Adesso siam qui, tra quei che son sospesi, nell’attesa di capire che cosa accadrà, perché in questa follia che stiamo vivendo, non abbiamo perso solo migliaia di miliardi di dollari, ma qualcosa di molto più importante. È venuto a mancare quel legame impalpabile che tiene insieme il vivere civile, che si chiama fiducia e che ci unisce, gli uni altri, e fa in modo che si collabori alla realizzazione di fini comuni. Un ingrediente formidabile, molto più importante del vile danaro, ma col difetto d’essere facilmente deperibile, come la mozzarella. Quando si degrada, si altera, se viene meno, non si recupera facilmente. Ma è l’ingrediente fondamentale dello sviluppo economico. Tecnicamente, si chiama capitale sociale, quella risorsa intangibile, su cui è strutturata la società civile, fatta di senso di obbligazione e di responsabilità verso gli altri, solidarietà e partecipazione. Minare la fiducia equivale a «rovinare la comunicazione, creare difficoltà e sospetto, rendere gli accordi inefficaci, indebolire la mediazione, ridurre la solidarietà, screditare la leadership» (T. Schelling, 1984).

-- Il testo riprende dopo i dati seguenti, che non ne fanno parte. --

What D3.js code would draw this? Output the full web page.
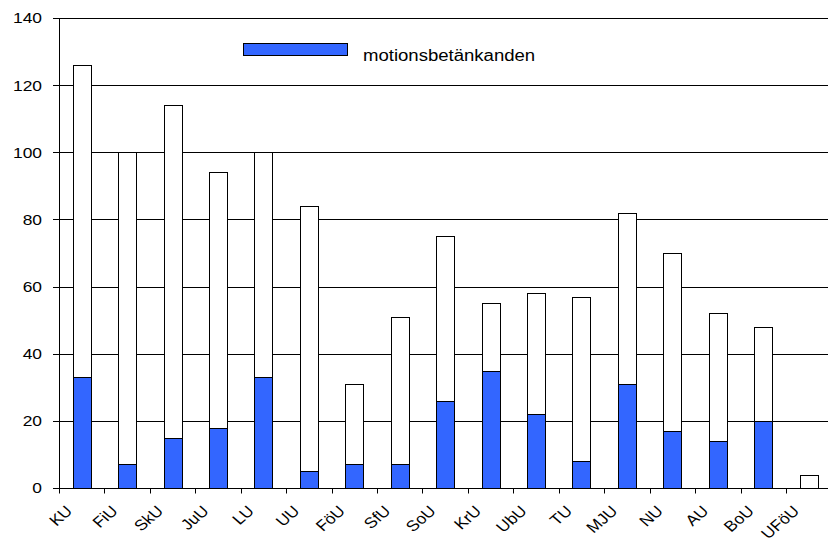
<!DOCTYPE html>
<html>
<head>
<meta charset="utf-8">
<script src="https://cdn.jsdelivr.net/npm/d3@7"></script>
<style>
  html, body { margin: 0; padding: 0; background: #fff; }
  svg { display: block; }
  text { font-family: "Liberation Sans", Arial, sans-serif; fill: #000; }
</style>
</head>
<body>
<svg id="chart" width="828" height="540"></svg>
<script>
// Utskott (committees)
const categories = ["KU", "FiU", "SkU", "JuU", "LU", "UU", "FöU", "SfU", "SoU",
                    "KrU", "UbU", "TU", "MJU", "NU", "AU", "BoU", "UFöU"];
// Total number of betänkanden per committee
const totals = [126, 100, 114, 94, 100, 84, 31, 51, 75, 55, 58, 57, 82, 70, 52, 48, 4];
// Of which motionsbetänkanden
const motions = [33, 7, 15, 18, 33, 5, 7, 7, 26, 35, 22, 8, 31, 17, 14, 20, 0];
const yTicks = [0, 20, 40, 60, 80, 100, 120, 140];
const legendLabel = "motionsbetänkanden";

(function draw() {
  const W = 828;
  const plotLeft = 59, plotRight = 831.4, plotTop = 18, plotBottom = 488;
  const stretch = 1.16; // horizontal widening of lettering
  const blue = "#3366ff";

  const svg = d3.select("#chart");

  const y = d3.scaleLinear().domain([0, 140]).range([plotBottom, plotTop]);
  // category bands (tick marks sit on band boundaries)
  const xBand = d3.scaleBand().domain(categories).range([plotLeft, plotRight]).padding(0);
  // bars occupy the middle of each band
  const xBar = d3.scaleBand().domain(categories).range([plotLeft, plotRight])
    .paddingInner(0.6).paddingOuter(0.3);

  const crisp = v => Math.round(v) + 0.5;

  // horizontal gridlines
  svg.append("g").selectAll("line").data(yTicks.filter(d => d > 0)).join("line")
    .attr("x1", plotLeft).attr("x2", W)
    .attr("y1", d => crisp(y(d))).attr("y2", d => crisp(y(d)))
    .attr("stroke", "#000").attr("stroke-width", 1);

  // y axis: line, ticks, labels
  const yAxis = svg.append("g");
  yAxis.append("line")
    .attr("x1", crisp(plotLeft)).attr("x2", crisp(plotLeft))
    .attr("y1", crisp(y(140))).attr("y2", crisp(y(0)))
    .attr("stroke", "#000");
  yAxis.selectAll("line.tick").data(yTicks).join("line")
    .attr("class", "tick")
    .attr("x1", plotLeft - 6).attr("x2", plotLeft)
    .attr("y1", d => crisp(y(d))).attr("y2", d => crisp(y(d)))
    .attr("stroke", "#000");
  yAxis.selectAll("text").data(yTicks).join("text")
    .attr("text-anchor", "end")
    .attr("font-size", 15)
    .attr("transform", d => `translate(42,${y(d) + 5.4}) scale(${stretch},1)`)
    .text(d => d);

  // bars: total (white) with motionsbetänkanden (blue) in front
  const bars = svg.append("g");
  bars.selectAll("rect.total").data(categories).join("rect")
    .attr("class", "total")
    .attr("x", d => crisp(xBar(d)))
    .attr("width", Math.round(xBar.bandwidth()))
    .attr("y", (d, i) => crisp(y(totals[i])))
    .attr("height", (d, i) => Math.round(y(0)) - Math.round(y(totals[i])))
    .attr("fill", "#fff").attr("stroke", "#000");
  bars.selectAll("rect.motion").data(categories.filter((d, i) => motions[i] > 0)).join("rect")
    .attr("class", "motion")
    .attr("x", d => crisp(xBar(d)))
    .attr("width", Math.round(xBar.bandwidth()))
    .attr("y", d => crisp(y(motions[categories.indexOf(d)])))
    .attr("height", d => Math.round(y(0)) - Math.round(y(motions[categories.indexOf(d)])))
    .attr("fill", blue).attr("stroke", "#000");

  // x axis: baseline, ticks at band boundaries, slanted labels
  const xAxis = svg.append("g");
  xAxis.append("line")
    .attr("x1", plotLeft).attr("x2", W)
    .attr("y1", crisp(y(0))).attr("y2", crisp(y(0)))
    .attr("stroke", "#000");
  xAxis.selectAll("line.tick").data(categories).join("line")
    .attr("class", "tick")
    .attr("x1", d => crisp(xBand(d))).attr("x2", d => crisp(xBand(d)))
    .attr("y1", crisp(y(0))).attr("y2", crisp(y(0)) + 5)
    .attr("stroke", "#000");
  const labelGroups = xAxis.selectAll("g.label").data(categories).join("g")
    .attr("class", "label")
    .attr("transform", d => `translate(${xBand(d) + 14.5},512) scale(${stretch},1)`);
  labelGroups.append("text")
    .attr("text-anchor", "end")
    .attr("font-size", 15)
    .attr("transform", "rotate(-45)")
    .text(d => d);

  // legend
  const legend = svg.append("g");
  legend.append("rect")
    .attr("x", 243.5).attr("y", 43.5).attr("width", 104).attr("height", 12)
    .attr("fill", blue).attr("stroke", "#000");
  legend.append("text")
    .attr("font-size", 16)
    .attr("transform", `translate(363,61) scale(${stretch},1)`)
    .text(legendLabel);
})();
</script>
</body>
</html>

Se ne saranno accorti di quel che han combinato? Probabilmente no. Perché hanno la stessa sensibilità d’un rinoceronte, sprofondati come sono nell’ignoranza e nell’arroganza. Salvo riconoscere, dopo la morte di una bambina di 8 anni, che “il mezzo più efficace per prevenire la propagazione del morbillo” sono i vaccini e non le vitamine, come ci ha fatto sapere, bontà sua, Robert Kennedy Jr. (un cognome davvero sprecato). Hanno una visione semplificata della realtà, infantile, quella dei loro film d’azione, dove qualsiasi problema, piccolo o grande che sia, si risolve con una fucilata, un cazzotto, un inseguimento, in quattro e quattr’otto. Sono immedesimati nelle fantasticherie cinematografiche e pensano di risolvere qualsiasi cosa in questo modo, come la questione ucraina e quella della Striscia di Gaza. In un paio di giorni, hanno detto. Adesso, l’ultima proposta è di smembrare l’Ucraina come si fece con la Germania dopo il 1945. Per Gaza, lo sappiamo, la soluzione è un resort.
Brancolano completamente nel buio. Mentre i presunti epigoni nostrani del tycoon ossigenato, vanno dicendo in giro che sarebbe l’Europa a mettere i dazi. Che sarebbe tutta colpa della von der Leyen. Farneticazioni inascoltabili. In questa immensa cagnara, l’unica prospettiva salvifica è proprio un’Europa unita. E sulla spinta della crisi, qualcosa si sta muovendo, ma non è abbastanza. Ci vuole di più e subito.